Все обитатели камеры были уродами, как на подбор. Уже немолодые, с лицами, по которым прошлись слесарным инструментом — у одного шрам проходил через несуществующий глаз, у другого была разорвана губа. Набор кривых, щербатых лиц был как будто скопирован из Босха.
Присев на лавку, я заметил валявшийся бушлат — лагерный, полосатый — да это же зэки особого режима, особняки…
— Тебя, первохода, за что сюда? Статья какая? А, за политику… — особняки тут же раскололи трюк. — Так следак тебя на «боюсь» берет: кинул к людоедам в клетку.
— Кхэ-кхэ-кхэ… — засмеялись зэки своими туберкулезными легкими.
К моему делу особняки больше не проявляли интереса, но их заинтересовали сапоги.
— Земляк, коцы у тебя ништяковые — давай махнемся?..
Не знаю, чем бы закончились торговые переговоры, если бы через полчаса не распахнулась дверь и тот же мент не вызвал меня из камеры.
— Ошибка вышла, — не очень убедительно объяснил он нарушение режима.
Ошибки, конечно, не было никакой, все было разыграно по сценарию, написанному Соколовым, и все же, только оказавшись в своей камере, я с облегчением вздохнул.
Чуть позднее через Армена я получил записку от отца.
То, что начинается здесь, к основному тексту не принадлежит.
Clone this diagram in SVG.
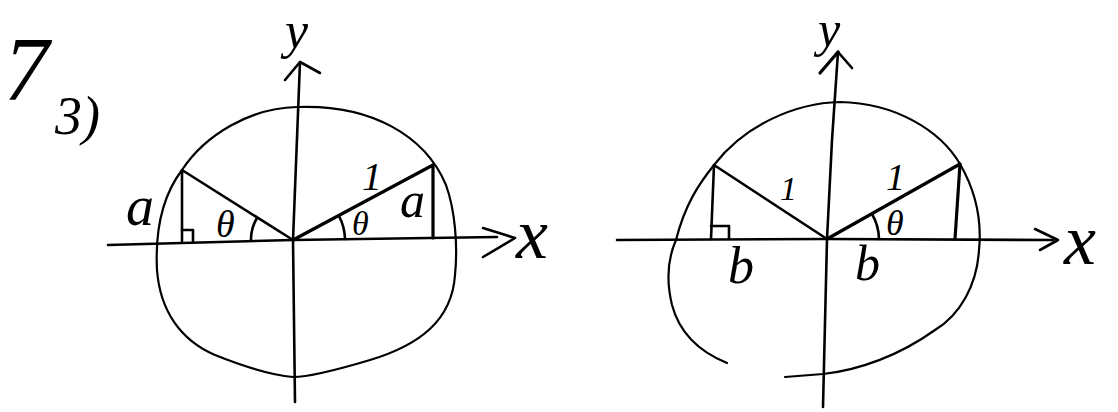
<svg xmlns="http://www.w3.org/2000/svg" width="1118" height="412" viewBox="0 0 1118 412">
<style>
.ln{fill:none;stroke:#000;stroke-width:2.6;stroke-linecap:round;stroke-linejoin:round}
.cr{fill:none;stroke:#000;stroke-width:2.2;stroke-linecap:round;stroke-linejoin:round}
.th{fill:none;stroke:#000;stroke-width:3.2;stroke-linecap:round;stroke-linejoin:round}
.t{font-family:"Liberation Serif",serif;font-style:italic;fill:#000}
</style>
<rect width="1118" height="412" fill="#fff"/>
<g id="title">
<text class="t" x="4" y="100" font-size="90">7</text>
<text class="t" x="55" y="134" font-size="54">3)</text>
</g>
<g id="left-diagram">
<g id="left-circle">
<path class="cr" d="M297,107 C370,104 425,135 446,185 C455,210 458,245 455,275 C452,320 420,345 370,360 C330,372 305,377 293,377 C270,375 245,367 215,355 C180,340 160,310 157,270 C155,230 163,195 182,170 C205,135 250,108 297,107 Z"/>
</g>
<g id="left-axes">
<path class="ln" d="M108,245 L293,240 L497,237"/>
<path class="ln" d="M483,228 L515,238 L483,257"/>
<path class="ln" d="M300,62 L293,240 L295,402"/>
<path class="ln" d="M285,80 L300,62 L320,73"/>
<text class="t" x="516" y="258" font-size="72">x</text>
<text class="t" x="285" y="48" font-size="52">y</text>
</g>
<g id="left-triangles">
<path class="th" d="M293,240 L433,165 L433,238"/>
<path class="ln" d="M293,240 L182,170 L182,241"/>
<path class="ln" d="M182,230 L193,230 L193,241"/>
<path class="ln" d="M251,240 A42,42 0 0 1 257,218"/>
<path class="ln" d="M345,239 A52,52 0 0 0 339,216"/>
<text class="t" x="126" y="225" font-size="56">a</text>
<text class="t" x="216" y="237" font-size="38">θ</text>
<text class="t" x="352" y="235" font-size="34">θ</text>
<text class="t" x="400" y="217" font-size="50">a</text>
<text class="t" x="362" y="190" font-size="40">1</text>
</g>
</g>
<g id="right-diagram">
<g id="right-circle">
<path class="cr" d="M727,363 C700,352 680,335 672,305 C666,280 668,258 676,240 C685,205 698,185 714,165 C745,125 795,103 840,102 C895,103 940,130 960,164 C975,190 982,220 979,250 C977,285 960,315 935,330 C900,355 860,370 823,374 L785,377"/>
</g>
<g id="right-axes">
<path class="ln" d="M617,240 L827,239 L1053,240"/>
<path class="ln" d="M1035,229 L1058,240 L1040,250"/>
<path class="ln" d="M838,52 L832,140 L827,239 L823,407"/>
<path class="ln" d="M852,68 L838,52"/>
<path class="th" d="M820,73 L838,52"/>
<text class="t" x="1064" y="264" font-size="72">x</text>
<text class="t" x="818" y="46" font-size="50">y</text>
</g>
<g id="right-triangles">
<path class="th" d="M827,239 L960,164 L955,239"/>
<path class="ln" d="M827,239 L714,165 L711,239"/>
<path class="ln" d="M711,226 L729,226 L729,239"/>
<path class="ln" d="M879,239 A52,52 0 0 0 872,214"/>
<text class="t" x="886" y="235" font-size="36">θ</text>
<text class="t" x="780" y="200" font-size="34">1</text>
<text class="t" x="886" y="190" font-size="38">1</text>
<text class="t" x="728" y="283" font-size="52">b</text>
<text class="t" x="855" y="280" font-size="50">b</text>
</g>
</g>
</svg>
Он сообщал новость, которая произвела на меня удручающее впечатление: «22 января Сахаров выслан в Горький».
Я не знал Сахарова лично. Общие знакомые говорили, что к нему и так идет постоянно поток самых разных людей, так что являться без дела было неудобно. Сахаров был как бы мачтой корабля, которая остается видна и тогда, когда палубу уже захлестывают волны. Теперь и она исчезла под водой. Это значило, что террор против диссидентов стал тотален, что на всю страну не осталось никого, у кого был бы к аресту иммунитет. А будущее арестованных становилось еще мрачнее.
«Поставлена задача полной ликвидации диссидентского движения», — подтверждал отец. Отправлял записку он, конечно, не для того, чтобы просто сообщить новости. «Ситуация изменилась. Ты должен пересмотреть свое поведение на следствии», — писал он.
Я расстроился и даже на секунду заподозрил, что записка была написана по наущению Соколова. Однако ее искренний тон указывал на то, что продиктована она была лишь заботой о моем положении. Должно быть, отец наблюдал со стороны, как оно становится все тяжелее и необратимее — и не мог не вмешаться. Другое дело, что я тоже видел, как меня неумолимо затягивает в водоворот, — но не знал способа невредимым выплыть. Одиссей смог проскочить между Сциллой и Харибдой, мне же приходилось выбирать меньшее из зол.